Serviços secretos estão "abertos ao negócio" desde a guerra

Desde que a Rússia lançou a sua guerra contra a Ucrânia, em fevereiro passado, a comunidade de serviços secretos dos EUA tem estado "aberta ao negócio", segundo o diretor de operações da CIA, David Marlowe.

"Estamos à procura de russos em todo o mundo que estejam tão revoltados com isto como nós", assumiu Marlowe no Centro Hayden da Universidade George Mason, em novembro.

James Olson, ex-chefe de contraespionagem da CIA, elogiou os esforços das redes sociais e concordou que hoje é, "provavelmente, o melhor período de recrutamento de russos que já tiveram".

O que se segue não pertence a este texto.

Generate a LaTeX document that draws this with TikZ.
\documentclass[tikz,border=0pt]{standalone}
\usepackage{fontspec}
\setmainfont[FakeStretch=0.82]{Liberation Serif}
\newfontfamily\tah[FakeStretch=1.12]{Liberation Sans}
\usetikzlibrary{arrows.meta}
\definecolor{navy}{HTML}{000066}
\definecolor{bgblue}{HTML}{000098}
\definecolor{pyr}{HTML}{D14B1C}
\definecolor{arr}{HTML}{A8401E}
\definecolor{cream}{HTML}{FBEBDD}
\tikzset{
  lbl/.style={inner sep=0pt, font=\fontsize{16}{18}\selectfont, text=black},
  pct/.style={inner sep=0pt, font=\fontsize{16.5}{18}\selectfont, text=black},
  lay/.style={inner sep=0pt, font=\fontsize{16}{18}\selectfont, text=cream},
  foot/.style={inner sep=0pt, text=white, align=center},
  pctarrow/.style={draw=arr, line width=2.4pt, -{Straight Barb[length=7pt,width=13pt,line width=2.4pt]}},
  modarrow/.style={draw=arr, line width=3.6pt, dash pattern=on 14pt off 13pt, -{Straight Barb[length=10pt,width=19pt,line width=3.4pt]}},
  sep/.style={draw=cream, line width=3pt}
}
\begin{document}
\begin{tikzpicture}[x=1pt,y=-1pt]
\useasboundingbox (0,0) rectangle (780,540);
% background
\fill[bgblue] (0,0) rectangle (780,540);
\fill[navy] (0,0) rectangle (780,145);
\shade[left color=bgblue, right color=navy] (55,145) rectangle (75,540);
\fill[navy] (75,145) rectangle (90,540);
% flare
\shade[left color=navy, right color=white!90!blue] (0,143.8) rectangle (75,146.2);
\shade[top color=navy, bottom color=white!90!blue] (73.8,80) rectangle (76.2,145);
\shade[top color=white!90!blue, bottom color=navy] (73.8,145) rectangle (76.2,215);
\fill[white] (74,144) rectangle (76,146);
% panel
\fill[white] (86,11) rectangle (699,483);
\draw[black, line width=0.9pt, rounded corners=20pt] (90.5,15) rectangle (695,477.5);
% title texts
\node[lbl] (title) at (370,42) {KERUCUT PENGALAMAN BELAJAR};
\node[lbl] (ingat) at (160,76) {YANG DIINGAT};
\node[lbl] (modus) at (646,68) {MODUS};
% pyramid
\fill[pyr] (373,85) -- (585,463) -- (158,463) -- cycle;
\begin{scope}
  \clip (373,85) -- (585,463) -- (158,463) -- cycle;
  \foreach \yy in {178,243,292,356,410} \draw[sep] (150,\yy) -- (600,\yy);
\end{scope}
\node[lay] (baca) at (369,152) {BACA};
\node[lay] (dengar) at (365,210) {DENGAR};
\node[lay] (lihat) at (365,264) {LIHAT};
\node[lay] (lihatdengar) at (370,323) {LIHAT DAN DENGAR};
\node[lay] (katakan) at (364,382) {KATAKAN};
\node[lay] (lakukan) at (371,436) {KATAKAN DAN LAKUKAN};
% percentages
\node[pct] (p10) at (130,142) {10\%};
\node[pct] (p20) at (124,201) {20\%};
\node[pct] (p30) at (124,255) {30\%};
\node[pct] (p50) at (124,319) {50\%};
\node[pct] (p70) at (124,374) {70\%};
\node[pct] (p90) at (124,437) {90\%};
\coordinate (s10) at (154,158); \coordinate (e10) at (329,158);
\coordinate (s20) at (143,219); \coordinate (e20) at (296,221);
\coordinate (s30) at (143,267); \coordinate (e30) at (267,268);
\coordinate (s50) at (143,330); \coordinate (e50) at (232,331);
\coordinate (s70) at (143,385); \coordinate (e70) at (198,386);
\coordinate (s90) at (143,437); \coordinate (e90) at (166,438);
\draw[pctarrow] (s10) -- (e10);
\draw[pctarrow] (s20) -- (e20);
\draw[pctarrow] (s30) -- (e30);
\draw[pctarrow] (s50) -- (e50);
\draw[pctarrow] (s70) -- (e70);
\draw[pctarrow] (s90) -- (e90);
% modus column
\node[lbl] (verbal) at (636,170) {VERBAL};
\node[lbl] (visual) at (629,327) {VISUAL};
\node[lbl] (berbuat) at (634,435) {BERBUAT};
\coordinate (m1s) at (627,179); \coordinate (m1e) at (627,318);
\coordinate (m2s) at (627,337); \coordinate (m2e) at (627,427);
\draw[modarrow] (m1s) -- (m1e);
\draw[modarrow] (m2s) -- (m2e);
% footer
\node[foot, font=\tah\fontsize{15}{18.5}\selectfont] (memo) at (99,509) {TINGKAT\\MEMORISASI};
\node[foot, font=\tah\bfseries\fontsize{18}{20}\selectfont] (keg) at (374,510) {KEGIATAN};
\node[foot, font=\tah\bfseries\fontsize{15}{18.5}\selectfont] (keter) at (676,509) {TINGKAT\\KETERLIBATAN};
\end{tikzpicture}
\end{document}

"Há muitos russos descontentes", disse, "envergonhados e revoltados com o que [Putin] está a fazer aos seus irmãos e irmãs eslavos na Ucrânia". "Ele está a destruir a Rússia. Está a matar rapazes russos. E há boas pessoas na Rússia, incluindo agentes dos serviços secretos, que querem contra-atacar."

Enquanto a CIA procura russos no estrangeiro, o FBI lançou um projeto semelhante destinado aos russos nos Estados Unidos, incluindo a identificação específica dos telemóveis de quem entra e sai da embaixada em Washington. Isto também já estava a acontecer antes da guerra na Ucrânia, como noticiou a CNN.

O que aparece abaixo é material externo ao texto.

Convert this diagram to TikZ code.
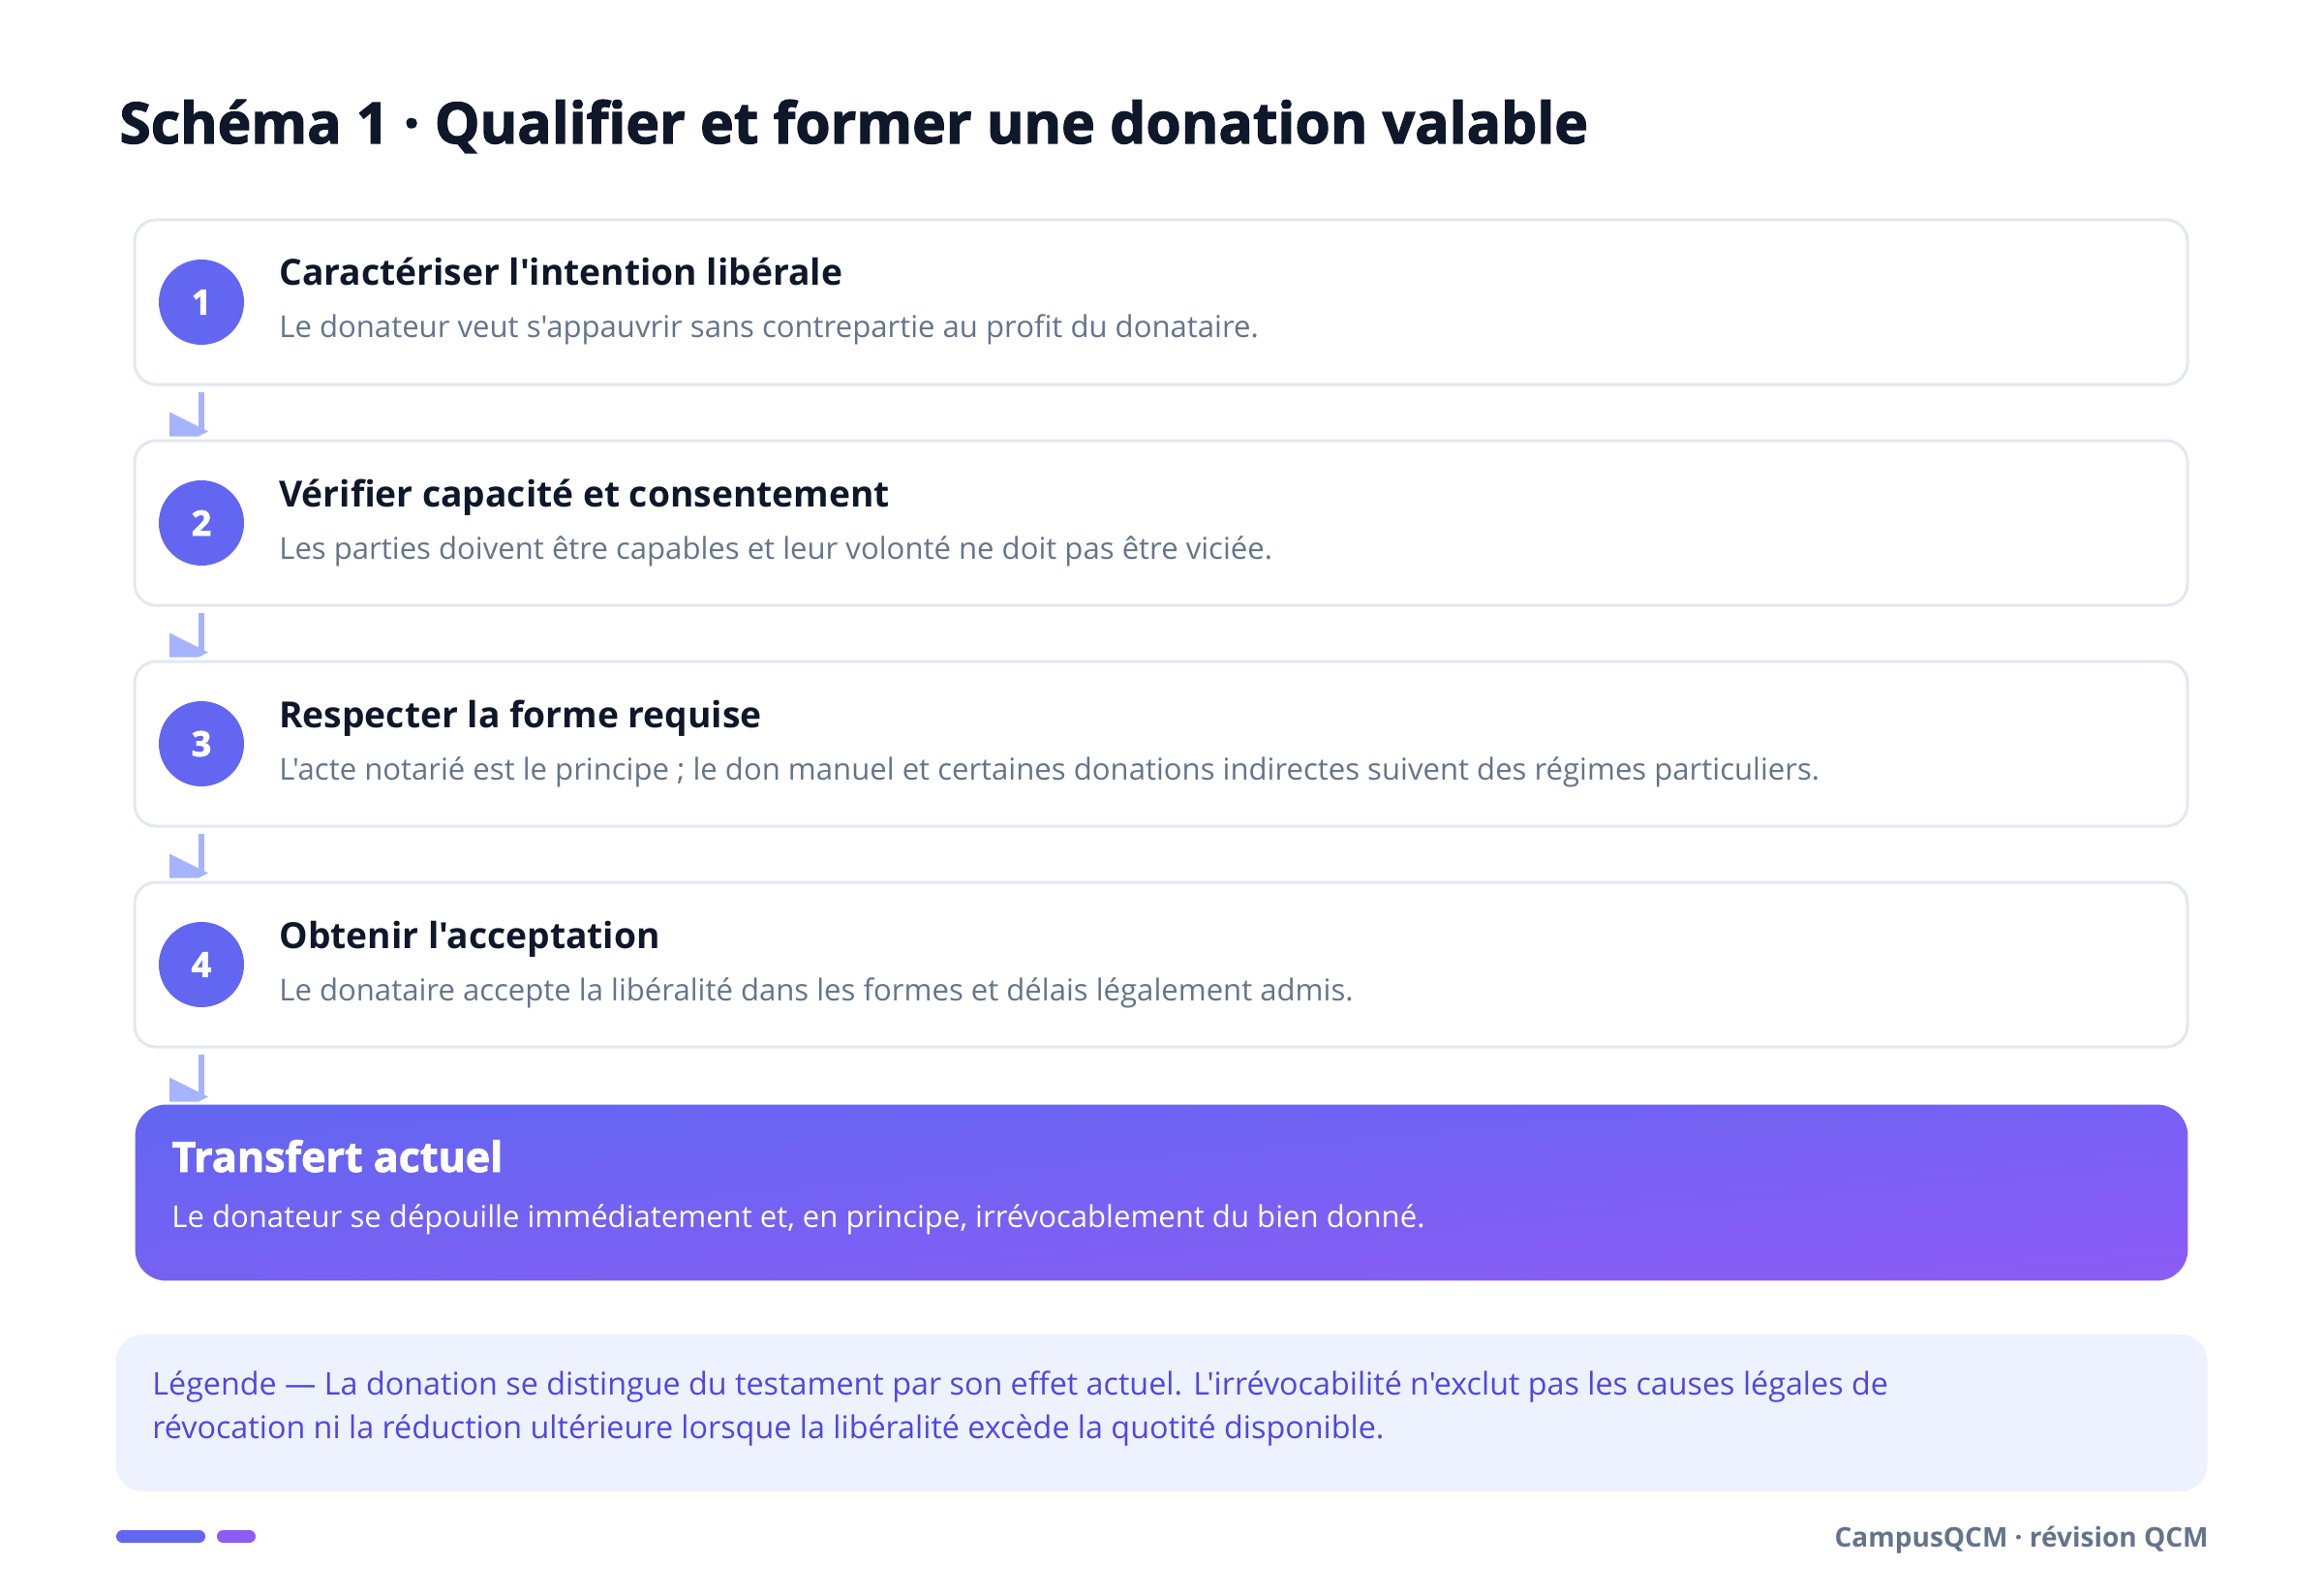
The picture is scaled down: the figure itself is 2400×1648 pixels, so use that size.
\documentclass[tikz,border=0pt]{standalone}
\usepackage{fontspec}
\setmainfont{Open Sans}[Ligatures=TeXOff]
\newfontfamily\heavyfont{Open Sans}[Ligatures=TeXOff, BoldFeatures={FakeBold=2}]
\usetikzlibrary{calc}
\definecolor{ink}{HTML}{0F172A}
\definecolor{muted}{HTML}{64748B}
\definecolor{bordergray}{HTML}{E2E8F0}
\definecolor{indigo}{HTML}{6366F1}
\definecolor{violet}{HTML}{8B5CF6}
\definecolor{arrowc}{HTML}{A5B4FC}
\definecolor{legendbg}{HTML}{EEF2FF}
\definecolor{legendtx}{HTML}{4F46E5}
\tikzset{
  stepbox/.style={draw=bordergray, line width=1.5pt, fill=white, rounded corners=11pt,
    minimum width=1060pt, minimum height=85pt, inner sep=0pt},
  numdot/.style={circle, fill=indigo, minimum size=44pt, inner sep=0pt, text=white,
    font=\heavyfont\bfseries\fontsize{18}{20}\selectfont},
  steptitle/.style={anchor=base west, inner sep=0pt, text=ink, font=\bfseries\fontsize{18.6}{23}\selectfont},
  stepdesc/.style={anchor=base west, inner sep=0pt, text=muted, font=\fontsize{15.55}{20}\selectfont},
  flowline/.style={draw=arrowc, line width=3pt},
  flowhead/.style={fill=arrowc},
}
\begin{document}
\begin{tikzpicture}[x=0.5pt, y=-0.5pt]
\useasboundingbox[fill=white] (0,0) rectangle (2400,1648);
% title
\node[anchor=base west, inner sep=0pt, text=ink, font=\heavyfont\bfseries\fontsize{29.4}{36}\selectfont] (title) at (123,148)
  {Schéma 1 · Qualifier et former une donation valable};
% steps
\node[stepbox] (b1) at (1199,312) {};
\node[stepbox] (b2) at (1199,540) {};
\node[stepbox] (b3) at (1199,768) {};
\node[stepbox] (b4) at (1199,996) {};
\node[numdot] (n1) at (208,312) {1};
\node[numdot] (n2) at (208,540) {2};
\node[numdot] (n3) at (208,768) {3};
\node[numdot] (n4) at (208,996) {4};
\node[steptitle] (t1) at (288,295) {Caractériser l'intention libérale};
\node[stepdesc] (d1) at (288,349) {Le donateur veut s'appauvrir sans contrepartie au profit du donataire.};
\node[steptitle] (t2) at (288,523) {Vérifier capacité et consentement};
\node[stepdesc] (d2) at (288,577) {Les parties doivent être capables et leur volonté ne doit pas être viciée.};
\node[steptitle] (t3) at (288,751) {Respecter la forme requise};
\node[stepdesc] (d3) at (288,805) {L'acte notarié est le principe ; le don manuel et certaines donations indirectes suivent des régimes particuliers.};
\node[steptitle] (t4) at (288,979) {Obtenir l'acceptation};
\node[stepdesc] (d4) at (288,1033) {Le donataire accepte la libéralité dans les formes et délais légalement admis.};
% final box
\node[minimum width=1059.5pt, minimum height=90.5pt, inner sep=0pt] (fb) at (1199.5,1231.5) {};
\path[rounded corners=16pt, top color=indigo, bottom color=violet, shading angle=5]
  (fb.north west) rectangle (fb.south east);
\node[anchor=base west, inner sep=0pt, text=white, font=\heavyfont\bfseries\fontsize{21.5}{25}\selectfont] (ft) at (177,1210) {Transfert actuel};
\node[anchor=base west, inner sep=0pt, text=white, font=\fontsize{15.55}{20}\selectfont] (fd) at (177,1267)
  {Le donateur se dépouille immédiatement et, en principe, irrévocablement du bien donné.};
% connectors
\foreach \a/\b in {b1/b2, b2/b3, b3/b4, b4/fb} {
  \draw[flowline] ($(\a.south -| n1)+(0,6)$) -- ($(\b.north -| n1)+(0,-8)$);
  \fill[flowhead] ($(\b.north -| n1)+(-33,-28)$) -- ++(40,20) -- ++(-10,5) -- ++(-30,0) -- cycle;
}
% legend
\node[fill=legendbg, rounded corners=14pt, minimum width=1080pt, minimum height=81pt, inner sep=0pt] (leg) at (1199.5,1459) {};
\node[anchor=base west, inner sep=0pt, text=legendtx, font=\fontsize{16.15}{20}\selectfont] (l1) at (157,1440)
  {Légende — La donation se distingue du testament par son effet actuel. L'irrévocabilité n'exclut pas les causes légales de};
\node[anchor=base west, inner sep=0pt, text=legendtx, font=\fontsize{16.15}{20}\selectfont] (l2) at (157,1485)
  {révocation ni la réduction ultérieure lorsque la libéralité excède la quotité disponible.};
% footer
\fill[indigo, rounded corners=3.2pt] (120,1580) rectangle (212,1593);
\fill[violet, rounded corners=3.2pt] (224,1580) rectangle (264,1593);
\node[anchor=base east, inner sep=0pt, text=muted, font=\bfseries\fontsize{14}{17}\selectfont] (foot) at (2281,1597)
  {CampusQCM · révision QCM};
\end{tikzpicture}
\end{document}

O anúncio do FBI usava uma citação de Putin e dizia em russo: "Estamos prontos para ouvir".

A embaixada respondeu com um tweet dizendo que "as tentativas de semear a confusão e organizar a deserção entre o pessoal da [embaixada] são ridículas".

"Vamos espalhar a rede o mais amplamente possível, vamos levá-la a toda a gente", acrescentou Olson. "Podemos oferecer-lhes proteção. Podemos oferecer-lhes segurança. Podemos oferecer-lhes total anonimato. E podemos oferecer-lhes um valor que corresponda à informação que estão a fornecer."